Does anyone use wood for vibration control?


What kind of wood have you found to be best?
bksherm

wood is too random and has unavoidable colorations. witness the tuning people do with wood, considering various tonal shades. and once you bring one coloration into the equation, then you have to seek another one for balance. every coloration reduces the pure view on the music.

OTOH ’engineered’ materials using wood can allow for predictable resonance attenuation and a natural sort of predictable result.

I use an engineered wood called panzerholtz under every piece of gear. it’s not only panzerholtz, but it’s a particular thickness, and with a particular cut-out on the bottom and specific footer interface. it’s called a Dazia and made by Taiko Audio in the Netherlands.

I have 12 of these in my system.


www.taikoaudio.shop/daizaplatform

Why would there be any hit and miss LoL, tuning is tuning. Hit & Miss is called Plug & Play or random setups. The Method of Tuning is the most comprehensive system synergy method ever done in audio and music.

"always tinkering" LoL another funny. Tuning is the direct opposite from unknowns.

You need to get a stereo Geoff.

Michael Green

Michael, my offer to send a team of professional deprogrammers still stands. Although you’ve been using mass-on-spring isolation all this time it hasn’t sunk in yet, we’re on the same team. Hel-loo! Michael Green - unintentional isolationist. Geez, you’d think someone told you there was a horse thief in your ancestral tree. Welcome aboard, sailor! Now you need to learn the secret handshake 🤝

"wood is too random and has unavoidable colorations"

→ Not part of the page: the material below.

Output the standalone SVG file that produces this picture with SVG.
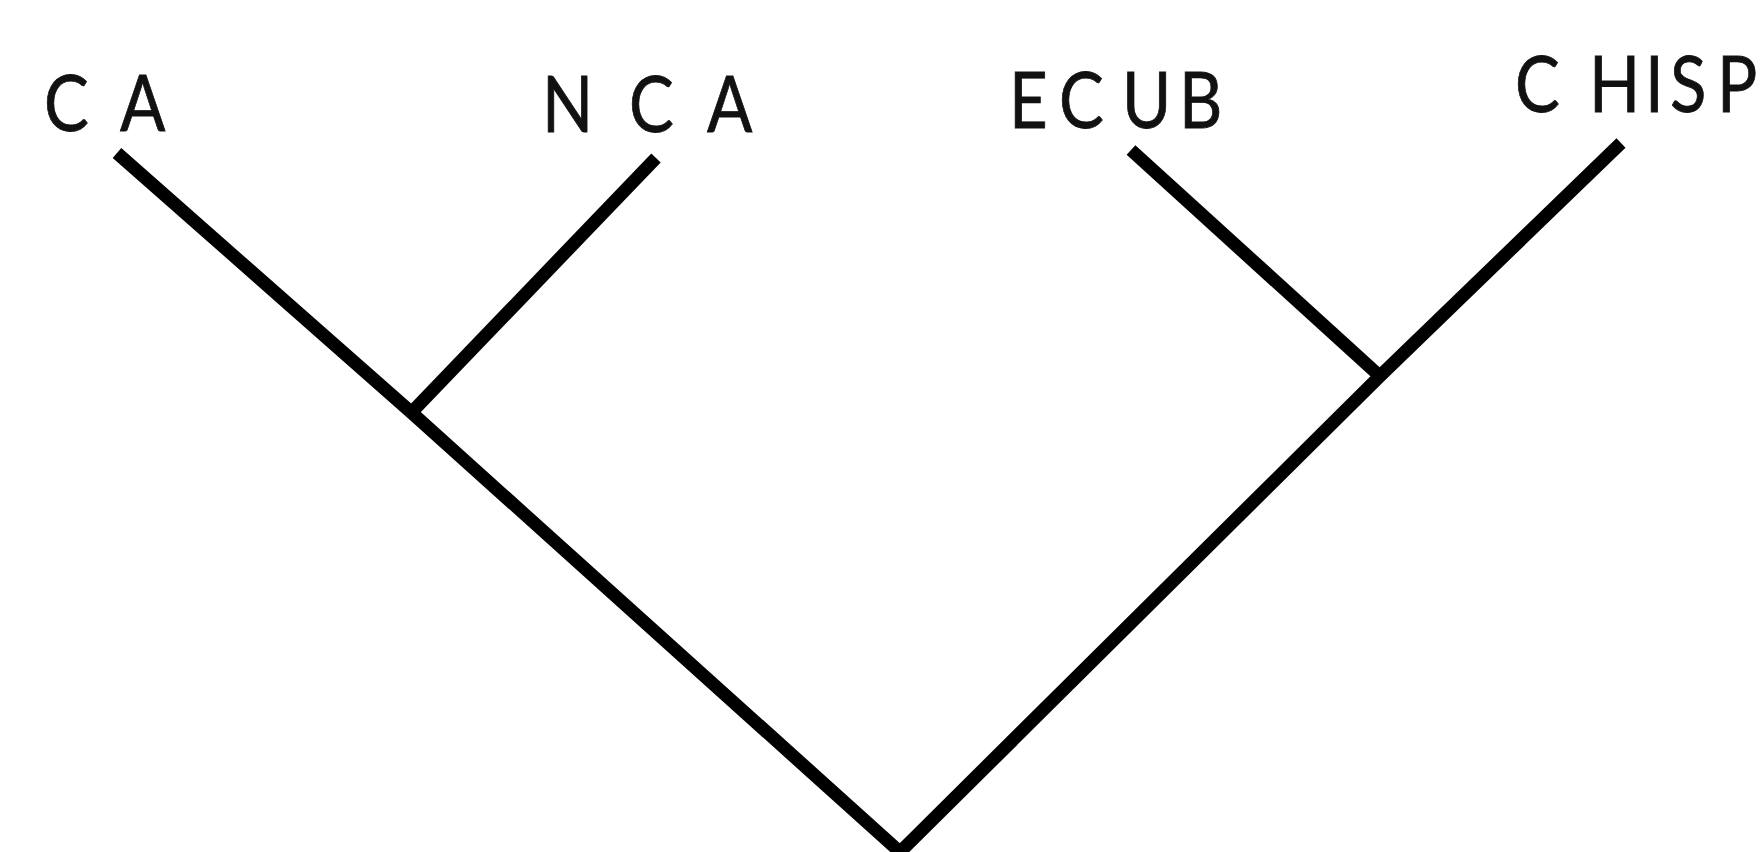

But I also think it’s a starting place for those experimenting. A lot of my clients start off DIYing their wood pieces which I think is cool. Then when they get the real thing and comment on why does the authentic MGA wood sound so much better. The products I do sound better because it is born with a purpose, it’s not random but specifically chosen and voiced. My curing shop resembles an instrument builders space.

I shipped 65 8’ long pieces last week to one client and when the shipper was loading he picked up a piece and went "d***". Then I played the piece of wood for him and he freaked out.

But again everyone needs to start somewhere and many times the first DIY approaches get the wheels turning so I try to encourage playing around with different tones. Ultimately though getting the real thing is much easier to tune with. Plus buying the real thing is a lot less expensive than the learning curve of voicing.

Michael Green

This time both may be right.

Tuning the way michaelgreen does certainly seems time-consuming and, at least in the long beginning, "hit or miss". Inefficient from time and effort perspective.

At the same time, many people like doing things and figuring them out, perfecting their skills. They end up with good results after a while. Much less of "hit or miss" and much more predictable. That may be where michaelgreen is now. I doubt even he would say it was all smooth in the beginning.

Heck, some people spend days trying to get a golf ball in a hole somewhere far. No real use for it, but they have fun along the way. I would walk there and put it in by hand, but that is not what drives them. They love the feeling they got so good that they can do it from the distance in a very inconvenient way. No harm done.